Last week, stronger-than expected payroll numbers led analysts to predict fewer interest-rate cuts from the Federal Reserve this year, with Bank of America analysts even suggesting that a rate hike could be possible.
But on Tuesday, a different set of numbers from the Bureau of Labor Statistics that pointed toward cooling inflation reignited hopes for potential rate cuts — an outlook that was further buoyed Wednesday by news that the latest consumer price index showed “lower-than-expected core inflation figures.”
Here’s more on Trump’s possible plans and other market stories you should know about…
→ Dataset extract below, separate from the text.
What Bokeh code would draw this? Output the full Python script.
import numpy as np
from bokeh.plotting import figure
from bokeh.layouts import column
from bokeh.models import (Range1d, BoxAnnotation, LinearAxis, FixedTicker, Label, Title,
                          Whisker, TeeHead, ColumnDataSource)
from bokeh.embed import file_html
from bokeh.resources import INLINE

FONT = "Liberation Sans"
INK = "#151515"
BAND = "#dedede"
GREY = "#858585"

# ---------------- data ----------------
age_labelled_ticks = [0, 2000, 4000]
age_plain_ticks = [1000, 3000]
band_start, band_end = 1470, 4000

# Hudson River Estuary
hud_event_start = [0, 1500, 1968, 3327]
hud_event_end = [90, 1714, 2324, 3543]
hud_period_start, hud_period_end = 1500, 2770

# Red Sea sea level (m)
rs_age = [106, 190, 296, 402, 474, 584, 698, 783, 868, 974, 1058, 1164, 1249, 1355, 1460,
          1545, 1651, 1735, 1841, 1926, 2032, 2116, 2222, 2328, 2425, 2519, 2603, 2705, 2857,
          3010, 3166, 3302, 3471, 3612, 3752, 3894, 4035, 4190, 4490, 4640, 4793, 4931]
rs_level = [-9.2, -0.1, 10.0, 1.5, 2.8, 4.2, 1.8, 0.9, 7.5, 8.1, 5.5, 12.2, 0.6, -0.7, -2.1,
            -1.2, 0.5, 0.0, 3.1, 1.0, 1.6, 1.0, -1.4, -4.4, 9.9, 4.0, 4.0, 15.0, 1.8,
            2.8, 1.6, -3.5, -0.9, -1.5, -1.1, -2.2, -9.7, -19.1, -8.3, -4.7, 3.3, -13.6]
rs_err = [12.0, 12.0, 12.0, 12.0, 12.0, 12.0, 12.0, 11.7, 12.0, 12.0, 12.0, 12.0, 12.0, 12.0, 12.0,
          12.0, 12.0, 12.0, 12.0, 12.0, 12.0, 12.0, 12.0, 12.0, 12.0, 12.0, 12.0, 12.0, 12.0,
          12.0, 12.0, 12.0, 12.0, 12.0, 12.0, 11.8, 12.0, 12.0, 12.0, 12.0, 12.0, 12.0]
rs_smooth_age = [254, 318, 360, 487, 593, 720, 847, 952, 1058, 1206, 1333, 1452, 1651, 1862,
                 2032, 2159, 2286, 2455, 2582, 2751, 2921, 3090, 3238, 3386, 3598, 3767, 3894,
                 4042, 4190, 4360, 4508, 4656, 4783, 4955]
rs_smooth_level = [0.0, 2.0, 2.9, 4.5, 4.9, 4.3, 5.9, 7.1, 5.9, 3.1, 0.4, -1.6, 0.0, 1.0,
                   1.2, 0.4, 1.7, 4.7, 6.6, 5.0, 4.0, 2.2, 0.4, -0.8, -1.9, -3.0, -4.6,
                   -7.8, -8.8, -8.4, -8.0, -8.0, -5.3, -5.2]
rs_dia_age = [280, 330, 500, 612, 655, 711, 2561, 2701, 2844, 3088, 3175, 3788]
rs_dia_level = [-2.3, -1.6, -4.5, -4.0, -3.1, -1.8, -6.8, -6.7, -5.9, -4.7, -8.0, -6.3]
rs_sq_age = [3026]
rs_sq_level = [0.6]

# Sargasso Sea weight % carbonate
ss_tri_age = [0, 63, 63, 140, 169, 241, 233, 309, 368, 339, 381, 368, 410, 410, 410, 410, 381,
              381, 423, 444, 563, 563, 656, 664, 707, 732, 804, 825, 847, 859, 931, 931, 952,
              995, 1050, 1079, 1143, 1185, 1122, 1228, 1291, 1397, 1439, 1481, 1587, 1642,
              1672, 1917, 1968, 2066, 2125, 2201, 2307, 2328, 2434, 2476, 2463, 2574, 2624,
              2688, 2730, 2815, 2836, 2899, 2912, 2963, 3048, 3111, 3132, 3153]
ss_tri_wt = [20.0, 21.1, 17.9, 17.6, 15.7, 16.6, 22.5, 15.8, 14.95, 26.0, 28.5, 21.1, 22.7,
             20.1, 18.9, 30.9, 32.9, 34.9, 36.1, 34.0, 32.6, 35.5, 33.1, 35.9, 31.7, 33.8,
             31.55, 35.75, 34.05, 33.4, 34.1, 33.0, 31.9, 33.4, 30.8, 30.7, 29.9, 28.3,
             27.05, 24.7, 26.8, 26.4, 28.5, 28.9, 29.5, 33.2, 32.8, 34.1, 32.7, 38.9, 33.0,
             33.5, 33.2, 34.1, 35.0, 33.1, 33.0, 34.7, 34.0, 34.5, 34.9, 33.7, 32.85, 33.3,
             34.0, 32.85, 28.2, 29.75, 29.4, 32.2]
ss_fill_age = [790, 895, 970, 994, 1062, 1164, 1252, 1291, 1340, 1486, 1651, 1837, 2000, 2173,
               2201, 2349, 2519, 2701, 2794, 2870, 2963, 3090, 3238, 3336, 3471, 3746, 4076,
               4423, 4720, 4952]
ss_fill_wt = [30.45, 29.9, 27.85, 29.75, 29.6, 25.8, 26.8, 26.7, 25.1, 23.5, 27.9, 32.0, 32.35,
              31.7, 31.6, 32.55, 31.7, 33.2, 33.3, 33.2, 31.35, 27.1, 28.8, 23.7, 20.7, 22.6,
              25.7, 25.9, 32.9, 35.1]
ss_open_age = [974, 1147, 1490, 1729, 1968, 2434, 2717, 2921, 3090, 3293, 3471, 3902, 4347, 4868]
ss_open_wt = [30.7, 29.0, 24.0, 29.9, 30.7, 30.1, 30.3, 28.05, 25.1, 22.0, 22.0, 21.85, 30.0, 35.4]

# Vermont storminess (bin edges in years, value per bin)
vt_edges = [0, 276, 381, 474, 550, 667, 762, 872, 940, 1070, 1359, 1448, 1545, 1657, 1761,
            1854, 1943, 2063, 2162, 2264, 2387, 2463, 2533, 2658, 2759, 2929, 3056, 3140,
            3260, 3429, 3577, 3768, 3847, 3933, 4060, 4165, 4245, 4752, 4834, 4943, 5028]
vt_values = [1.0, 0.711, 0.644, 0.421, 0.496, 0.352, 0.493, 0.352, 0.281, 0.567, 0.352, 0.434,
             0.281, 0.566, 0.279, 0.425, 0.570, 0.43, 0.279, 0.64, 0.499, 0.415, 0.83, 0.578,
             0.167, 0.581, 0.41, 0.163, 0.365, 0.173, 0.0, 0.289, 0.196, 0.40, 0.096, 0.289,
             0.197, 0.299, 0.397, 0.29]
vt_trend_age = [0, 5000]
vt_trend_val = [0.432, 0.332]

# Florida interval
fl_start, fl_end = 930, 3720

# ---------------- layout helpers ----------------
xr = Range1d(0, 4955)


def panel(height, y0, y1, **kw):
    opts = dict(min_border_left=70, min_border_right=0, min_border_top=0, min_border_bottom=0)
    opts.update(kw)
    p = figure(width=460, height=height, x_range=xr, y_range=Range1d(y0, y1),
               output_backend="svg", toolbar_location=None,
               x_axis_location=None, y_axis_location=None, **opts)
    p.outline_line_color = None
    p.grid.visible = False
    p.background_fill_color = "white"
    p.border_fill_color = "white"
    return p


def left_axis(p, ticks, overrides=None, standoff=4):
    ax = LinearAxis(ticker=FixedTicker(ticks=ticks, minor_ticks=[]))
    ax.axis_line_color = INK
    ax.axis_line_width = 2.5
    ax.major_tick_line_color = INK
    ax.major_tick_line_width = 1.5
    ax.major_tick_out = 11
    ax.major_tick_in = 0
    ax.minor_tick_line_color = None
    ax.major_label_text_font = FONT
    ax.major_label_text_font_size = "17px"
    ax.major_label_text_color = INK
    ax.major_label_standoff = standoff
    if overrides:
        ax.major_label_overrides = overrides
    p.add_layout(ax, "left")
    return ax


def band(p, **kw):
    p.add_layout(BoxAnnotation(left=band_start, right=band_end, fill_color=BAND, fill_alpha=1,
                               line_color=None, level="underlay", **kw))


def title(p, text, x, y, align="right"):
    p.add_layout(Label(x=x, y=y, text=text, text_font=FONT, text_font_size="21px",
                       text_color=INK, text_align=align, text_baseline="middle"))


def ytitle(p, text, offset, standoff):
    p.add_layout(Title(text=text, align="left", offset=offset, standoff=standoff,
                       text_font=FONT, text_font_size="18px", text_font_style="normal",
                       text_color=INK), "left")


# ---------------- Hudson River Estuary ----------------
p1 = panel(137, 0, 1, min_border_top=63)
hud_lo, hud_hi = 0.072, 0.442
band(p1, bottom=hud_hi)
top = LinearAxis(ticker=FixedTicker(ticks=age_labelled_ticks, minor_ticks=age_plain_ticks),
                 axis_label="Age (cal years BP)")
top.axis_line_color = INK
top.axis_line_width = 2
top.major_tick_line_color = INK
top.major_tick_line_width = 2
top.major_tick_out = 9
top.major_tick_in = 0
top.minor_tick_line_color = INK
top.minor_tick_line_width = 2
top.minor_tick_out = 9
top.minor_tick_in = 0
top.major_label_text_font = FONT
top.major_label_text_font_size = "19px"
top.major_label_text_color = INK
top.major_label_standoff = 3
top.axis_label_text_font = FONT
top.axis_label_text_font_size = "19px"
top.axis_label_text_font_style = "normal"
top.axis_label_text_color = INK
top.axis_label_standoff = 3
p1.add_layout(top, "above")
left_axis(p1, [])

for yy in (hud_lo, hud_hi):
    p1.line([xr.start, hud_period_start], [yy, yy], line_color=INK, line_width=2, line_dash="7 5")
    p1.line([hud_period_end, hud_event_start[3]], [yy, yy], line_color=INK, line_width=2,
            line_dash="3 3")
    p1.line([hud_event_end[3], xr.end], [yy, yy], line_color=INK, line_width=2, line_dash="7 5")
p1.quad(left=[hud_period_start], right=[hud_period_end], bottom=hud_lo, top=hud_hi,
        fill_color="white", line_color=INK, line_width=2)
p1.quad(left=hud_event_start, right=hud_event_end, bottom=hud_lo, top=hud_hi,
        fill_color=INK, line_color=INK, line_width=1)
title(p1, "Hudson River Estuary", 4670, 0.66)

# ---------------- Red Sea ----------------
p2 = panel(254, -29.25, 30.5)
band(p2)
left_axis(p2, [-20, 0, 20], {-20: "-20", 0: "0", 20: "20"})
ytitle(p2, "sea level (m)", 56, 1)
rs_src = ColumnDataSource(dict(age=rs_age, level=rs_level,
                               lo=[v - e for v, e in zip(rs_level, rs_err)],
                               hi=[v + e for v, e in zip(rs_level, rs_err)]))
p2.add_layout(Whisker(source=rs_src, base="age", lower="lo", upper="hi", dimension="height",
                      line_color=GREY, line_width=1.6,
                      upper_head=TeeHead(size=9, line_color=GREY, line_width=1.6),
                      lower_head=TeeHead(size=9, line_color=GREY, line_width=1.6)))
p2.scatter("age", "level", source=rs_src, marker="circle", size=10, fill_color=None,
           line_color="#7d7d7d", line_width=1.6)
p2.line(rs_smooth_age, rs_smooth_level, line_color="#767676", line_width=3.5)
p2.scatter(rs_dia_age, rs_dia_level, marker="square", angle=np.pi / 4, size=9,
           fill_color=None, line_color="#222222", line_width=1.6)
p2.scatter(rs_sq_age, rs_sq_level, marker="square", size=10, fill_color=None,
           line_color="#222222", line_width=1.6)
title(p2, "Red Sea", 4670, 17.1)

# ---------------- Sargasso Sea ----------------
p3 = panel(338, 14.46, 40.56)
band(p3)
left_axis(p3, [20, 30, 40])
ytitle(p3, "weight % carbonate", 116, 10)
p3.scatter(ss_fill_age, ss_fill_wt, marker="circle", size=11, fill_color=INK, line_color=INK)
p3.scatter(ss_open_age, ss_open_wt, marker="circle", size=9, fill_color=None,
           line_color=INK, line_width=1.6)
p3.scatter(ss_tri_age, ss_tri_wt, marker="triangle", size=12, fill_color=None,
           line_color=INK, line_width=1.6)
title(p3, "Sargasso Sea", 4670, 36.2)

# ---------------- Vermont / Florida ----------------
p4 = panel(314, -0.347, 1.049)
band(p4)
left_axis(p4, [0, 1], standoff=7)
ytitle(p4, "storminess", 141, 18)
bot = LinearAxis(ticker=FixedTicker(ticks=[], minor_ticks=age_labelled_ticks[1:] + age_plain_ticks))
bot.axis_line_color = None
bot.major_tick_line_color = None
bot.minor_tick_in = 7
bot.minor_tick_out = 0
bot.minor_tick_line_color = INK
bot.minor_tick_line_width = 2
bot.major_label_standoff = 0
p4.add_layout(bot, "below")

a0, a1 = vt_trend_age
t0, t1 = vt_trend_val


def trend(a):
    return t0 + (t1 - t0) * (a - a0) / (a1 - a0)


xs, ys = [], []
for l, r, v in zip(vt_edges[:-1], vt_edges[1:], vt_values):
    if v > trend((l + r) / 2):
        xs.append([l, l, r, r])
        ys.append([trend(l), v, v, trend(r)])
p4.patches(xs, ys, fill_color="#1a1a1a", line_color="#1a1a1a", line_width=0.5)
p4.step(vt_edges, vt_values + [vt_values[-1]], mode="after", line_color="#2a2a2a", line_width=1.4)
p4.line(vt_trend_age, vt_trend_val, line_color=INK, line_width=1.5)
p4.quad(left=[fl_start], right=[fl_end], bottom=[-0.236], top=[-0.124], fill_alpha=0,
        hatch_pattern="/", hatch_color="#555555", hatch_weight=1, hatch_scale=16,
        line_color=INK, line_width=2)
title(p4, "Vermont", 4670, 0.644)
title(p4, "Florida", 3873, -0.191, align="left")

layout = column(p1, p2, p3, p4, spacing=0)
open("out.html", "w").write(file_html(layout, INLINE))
Crypto regulations are poised to change under Trump
New reports from the Washington Post, Decrypt, Reuters, and other outlets outlined some of President-elect Trump’s potential crypto plans for next week’s inauguration day and beyond.
“President-elect Donald Trump is poised to issue a crypto-related executive order,” reports Decrypt. An executive order could “establish a presidential crypto council, made up of around 20 industry leaders” and “is also likely to instruct the SEC to ditch a rule known as SAB 121 that discourages American banks from holding crypto,” according to Decrypt’s sources.
Up next... Crypto rules are a “clear” priority for the Trump transition team, reports the Washington Post, with a focus on issues including eliminating “debanking” (or government agencies pressuring banks to avoid working with crypto companies). And Reuters notes that Trump’s pick to lead the Securities and Exchange Commission (SEC), Paul Atkins, “signals a potential sea change in the agency's crypto asset enforcement program.”
New Hampshire and North Dakota consider “strategic bitcoin reserve”
Legislators in both New Hampshire and North Dakota have recently submitted proposals that would allow their states to buy and hold digital assets like BTC, joining Texas, Ohio, and Pennsylvania, which are all considering similar bills.
The bills come as an increasing number of institutions have added bitcoin or BTC ETFs to their treasuries, from Wisconsin’s state pension fund to Italy’s largest bank.
What about the federal government? The U.S. government already has crypto holdings worth around $20 billion that largely come from asset seizures. But some are hoping that the Trump administration will push for the government to actively buy and hold BTC, as the president-elect suggested he might on the campaign trail.
Real-world use cases for stablecoins continue to emerge
One of the biggest crypto storylines of the last year has been the increased adoption of stablecoins by many of the biggest firms on Wall Street, from PayPal to Visa and beyond.
According to DeFi Llama data cited in a new Bloomberg report, the total value of circulating stablecoins surged from $140 billion at the end of 2023 to more than $200 billion in early 2025, as the mostly dollar-pegged tokens have been adopted for a huge range of cross-border transactions.
As Bloomberg notes, everything from Dubai real estate to transnational sales of palm oil can now be facilitated almost seamlessly using new stablecoin-powered apps: “Where previously stablecoins were predominantly used by traders as a conduit for swapping between digital assets and traditional currencies, there is evidence to suggest that the purported dollar surrogates are increasingly relied on for cross-border trades.”